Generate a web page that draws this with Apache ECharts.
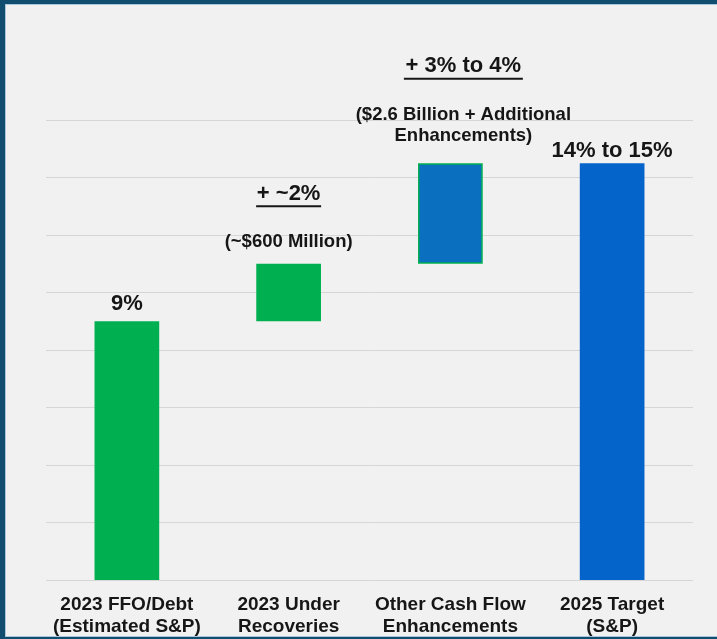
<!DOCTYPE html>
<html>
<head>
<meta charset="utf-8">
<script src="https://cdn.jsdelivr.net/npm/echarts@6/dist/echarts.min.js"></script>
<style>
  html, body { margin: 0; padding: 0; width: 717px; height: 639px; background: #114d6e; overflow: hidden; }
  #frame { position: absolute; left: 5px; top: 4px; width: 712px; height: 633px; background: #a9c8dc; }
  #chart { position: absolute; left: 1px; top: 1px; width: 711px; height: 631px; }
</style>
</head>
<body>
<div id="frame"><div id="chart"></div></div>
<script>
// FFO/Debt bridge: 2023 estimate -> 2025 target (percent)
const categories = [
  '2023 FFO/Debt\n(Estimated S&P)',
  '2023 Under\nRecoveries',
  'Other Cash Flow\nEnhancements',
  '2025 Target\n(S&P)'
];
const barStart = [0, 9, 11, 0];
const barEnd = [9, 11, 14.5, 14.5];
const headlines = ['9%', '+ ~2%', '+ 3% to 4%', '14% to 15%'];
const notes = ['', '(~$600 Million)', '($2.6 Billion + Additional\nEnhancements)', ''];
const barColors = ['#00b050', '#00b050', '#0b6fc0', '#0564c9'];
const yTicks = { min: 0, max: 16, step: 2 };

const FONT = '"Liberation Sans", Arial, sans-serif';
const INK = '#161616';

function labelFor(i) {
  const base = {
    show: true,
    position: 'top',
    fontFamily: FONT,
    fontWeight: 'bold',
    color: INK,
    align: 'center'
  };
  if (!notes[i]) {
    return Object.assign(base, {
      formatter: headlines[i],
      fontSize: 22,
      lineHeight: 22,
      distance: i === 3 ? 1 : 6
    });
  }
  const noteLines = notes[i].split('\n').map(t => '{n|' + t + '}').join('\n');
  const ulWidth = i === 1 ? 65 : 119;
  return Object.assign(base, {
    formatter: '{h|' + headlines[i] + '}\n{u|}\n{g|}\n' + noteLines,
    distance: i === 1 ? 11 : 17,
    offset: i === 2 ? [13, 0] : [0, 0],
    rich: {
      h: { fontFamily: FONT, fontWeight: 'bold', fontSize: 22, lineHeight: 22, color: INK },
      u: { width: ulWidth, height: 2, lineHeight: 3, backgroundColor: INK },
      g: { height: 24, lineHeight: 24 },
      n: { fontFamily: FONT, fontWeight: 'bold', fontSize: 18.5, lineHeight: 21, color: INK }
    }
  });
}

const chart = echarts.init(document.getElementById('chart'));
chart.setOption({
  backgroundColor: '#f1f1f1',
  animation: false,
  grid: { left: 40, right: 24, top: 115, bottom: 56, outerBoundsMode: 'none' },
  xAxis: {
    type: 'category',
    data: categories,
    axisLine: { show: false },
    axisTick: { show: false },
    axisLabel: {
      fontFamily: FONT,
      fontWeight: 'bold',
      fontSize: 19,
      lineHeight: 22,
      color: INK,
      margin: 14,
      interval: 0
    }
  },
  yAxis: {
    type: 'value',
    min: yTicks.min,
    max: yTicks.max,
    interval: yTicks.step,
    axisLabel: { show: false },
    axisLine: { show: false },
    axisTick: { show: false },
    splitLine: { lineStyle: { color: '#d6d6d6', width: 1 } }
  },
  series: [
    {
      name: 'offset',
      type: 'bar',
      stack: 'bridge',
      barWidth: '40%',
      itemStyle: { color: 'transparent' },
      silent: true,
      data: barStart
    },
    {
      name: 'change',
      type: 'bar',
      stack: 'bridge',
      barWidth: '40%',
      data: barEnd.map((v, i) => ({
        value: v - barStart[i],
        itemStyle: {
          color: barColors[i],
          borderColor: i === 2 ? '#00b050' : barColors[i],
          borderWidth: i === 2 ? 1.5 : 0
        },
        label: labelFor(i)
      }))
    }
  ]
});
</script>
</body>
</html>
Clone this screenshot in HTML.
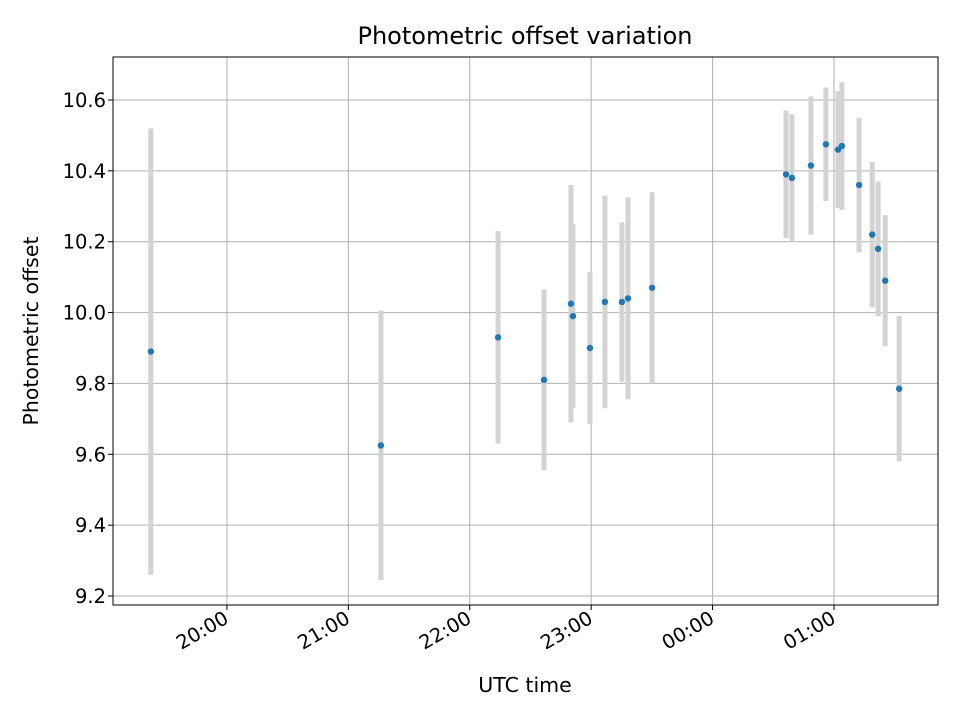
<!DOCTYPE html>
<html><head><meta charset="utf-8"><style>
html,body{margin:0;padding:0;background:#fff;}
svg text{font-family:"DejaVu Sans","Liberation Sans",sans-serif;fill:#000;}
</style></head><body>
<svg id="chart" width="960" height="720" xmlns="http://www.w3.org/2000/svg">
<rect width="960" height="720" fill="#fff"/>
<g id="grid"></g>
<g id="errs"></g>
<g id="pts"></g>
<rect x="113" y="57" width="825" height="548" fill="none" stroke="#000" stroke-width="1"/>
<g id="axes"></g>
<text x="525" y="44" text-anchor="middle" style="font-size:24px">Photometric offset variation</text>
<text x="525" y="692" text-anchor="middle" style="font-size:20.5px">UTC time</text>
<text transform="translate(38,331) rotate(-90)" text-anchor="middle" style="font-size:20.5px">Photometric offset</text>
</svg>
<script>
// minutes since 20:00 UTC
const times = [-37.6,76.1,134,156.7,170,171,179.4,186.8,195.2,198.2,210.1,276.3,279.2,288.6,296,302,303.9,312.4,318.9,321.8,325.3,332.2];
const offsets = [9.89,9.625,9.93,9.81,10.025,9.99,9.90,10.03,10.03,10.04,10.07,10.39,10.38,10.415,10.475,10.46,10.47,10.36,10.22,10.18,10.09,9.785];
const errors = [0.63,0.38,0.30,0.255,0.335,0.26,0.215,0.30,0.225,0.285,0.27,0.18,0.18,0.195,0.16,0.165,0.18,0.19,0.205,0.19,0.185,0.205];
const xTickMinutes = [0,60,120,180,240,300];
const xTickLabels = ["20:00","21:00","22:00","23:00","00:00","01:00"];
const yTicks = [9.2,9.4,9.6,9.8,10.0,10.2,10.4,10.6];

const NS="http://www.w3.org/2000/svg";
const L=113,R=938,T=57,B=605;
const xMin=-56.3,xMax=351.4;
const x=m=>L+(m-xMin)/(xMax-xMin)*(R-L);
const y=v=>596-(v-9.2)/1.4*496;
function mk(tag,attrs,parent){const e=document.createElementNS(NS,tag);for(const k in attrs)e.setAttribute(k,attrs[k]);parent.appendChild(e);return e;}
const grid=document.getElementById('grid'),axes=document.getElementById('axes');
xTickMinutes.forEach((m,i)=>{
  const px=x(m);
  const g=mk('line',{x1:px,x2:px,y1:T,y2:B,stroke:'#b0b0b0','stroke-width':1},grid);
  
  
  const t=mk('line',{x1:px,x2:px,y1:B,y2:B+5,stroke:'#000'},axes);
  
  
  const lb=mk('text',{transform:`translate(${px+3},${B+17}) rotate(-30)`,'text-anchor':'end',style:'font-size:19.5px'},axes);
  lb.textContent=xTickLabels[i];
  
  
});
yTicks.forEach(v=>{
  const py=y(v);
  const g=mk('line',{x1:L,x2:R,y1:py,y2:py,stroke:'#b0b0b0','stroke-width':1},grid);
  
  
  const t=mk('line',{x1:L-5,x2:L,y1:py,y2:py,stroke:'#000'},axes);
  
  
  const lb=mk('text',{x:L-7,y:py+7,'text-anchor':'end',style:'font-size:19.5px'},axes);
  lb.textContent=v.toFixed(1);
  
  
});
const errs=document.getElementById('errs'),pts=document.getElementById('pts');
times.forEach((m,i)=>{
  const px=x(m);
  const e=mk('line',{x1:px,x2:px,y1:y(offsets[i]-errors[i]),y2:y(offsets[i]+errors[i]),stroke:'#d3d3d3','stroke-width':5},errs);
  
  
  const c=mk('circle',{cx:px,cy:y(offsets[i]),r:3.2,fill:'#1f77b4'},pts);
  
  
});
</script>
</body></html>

---

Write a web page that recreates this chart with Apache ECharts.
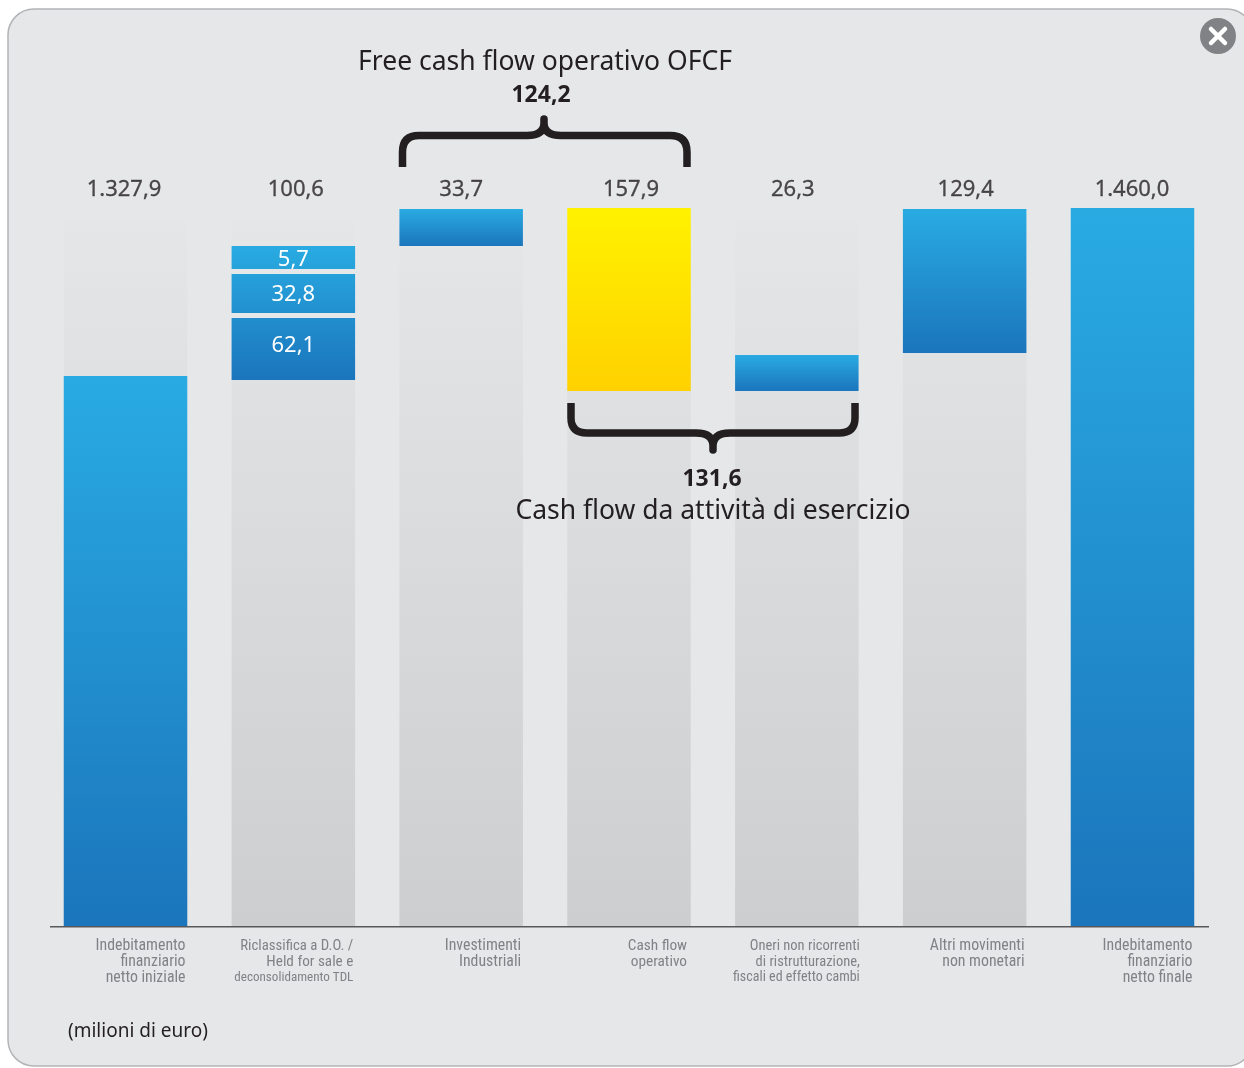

YOUR OBJECTIVE> Make an exact copy of only the lines from the one with "Generate a web" through the one with "16, step: 2". Pictures don't belong in it.

REPLY TO THE EXERCISE>
Generate a web page that draws this with Apache ECharts.
<!DOCTYPE html>
<html>
<head>
<meta charset="utf-8">
<script src="https://cdn.jsdelivr.net/npm/echarts@6/dist/echarts.min.js"></script>
<style>
  html, body { margin: 0; padding: 0; width: 717px; height: 639px; background: #114d6e; overflow: hidden; }
  #frame { position: absolute; left: 5px; top: 4px; width: 712px; height: 633px; background: #a9c8dc; }
  #chart { position: absolute; left: 1px; top: 1px; width: 711px; height: 631px; }
</style>
</head>
<body>
<div id="frame"><div id="chart"></div></div>
<script>
// FFO/Debt bridge: 2023 estimate -> 2025 target (percent)
const categories = [
  '2023 FFO/Debt\n(Estimated S&P)',
  '2023 Under\nRecoveries',
  'Other Cash Flow\nEnhancements',
  '2025 Target\n(S&P)'
];
const barStart = [0, 9, 11, 0];
const barEnd = [9, 11, 14.5, 14.5];
const headlines = ['9%', '+ ~2%', '+ 3% to 4%', '14% to 15%'];
const notes = ['', '(~$600 Million)', '($2.6 Billion + Additional\nEnhancements)', ''];
const barColors = ['#00b050', '#00b050', '#0b6fc0', '#0564c9'];
const yTicks = { min: 0, max: 16, step: 2 };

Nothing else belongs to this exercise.